An exceptionally well explained rant that I find myself in total agreement with.
They could try that but I suspect it would be rather easy to find anomalies like that. These are ultimately patches to an upstream and already open-source project, so one can just diff the RHEL version with the release it’s based on and quickly notice that random GUID in the sources or random spaces/indentation. Or have multiple sources leak the code independently, and then you can diff them all between eachother to verify if you got exactly the same code or if they injected something sneaky to track it, and remove it.
Lots of companies in enterprise also want to host their own mirror because the servers are airgapped, so they can’t even track who downloaded all the sources because many companies will in fact do that. And serving slightly modified but still signed packages sounds like it would be rather computationally expensive to do on the fly, so they can’t exactly add tracking built into the packages of the repos either. And again easy to detect with basic checksumming of the files.

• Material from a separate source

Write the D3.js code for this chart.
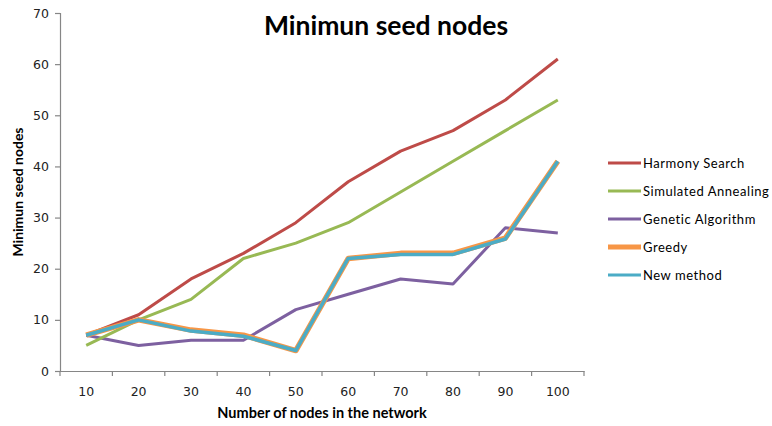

I don’t think that many companies have their shit together well enough to mirror the source code, besides the RHEL repos aren’t small, so that’ll cost.
The companies I’ve helped either had a minimalist mirror to reduce the surface area of what was installable or to save on cost.
It’s possible that a few enterprises do a full mirror of all RHEL sources, but i doubt it’s many
I don’t know, I’ve worked in Debian/Ubuntu companies mostly. Last two had thousands of servers and both had an apt-mirror custom repo including the deb-src ones. Otherwise we just get ourselves banned from the official mirrors when thousands of VMs pull updates from the same NAT IP.
Not sure how that works exactly on the RHEL side, maybe it’s not nearly as easy or common to do that.
TBF i was a contractor so i was almost exclusively working for disfuncional companies.
IIRC If you pay RHEL money it’s pretty easy to do with Satellite, otherwise you had to JerryRig Spacewalk to do the same thing, but it’s been a while and i never actually set up Satellite as the enterprise companies I’d worked for were cheap.
There are like 3 or 4 downstream distros they needed to keep track of. They probably aren’t going to police everyone, but if rocky and Oracle keep churning out releases like this, they will probably target them, and because it’s a simple one off specific customer, they can dedicate a couple people to tracking that down without making big changes or embedding guids and such.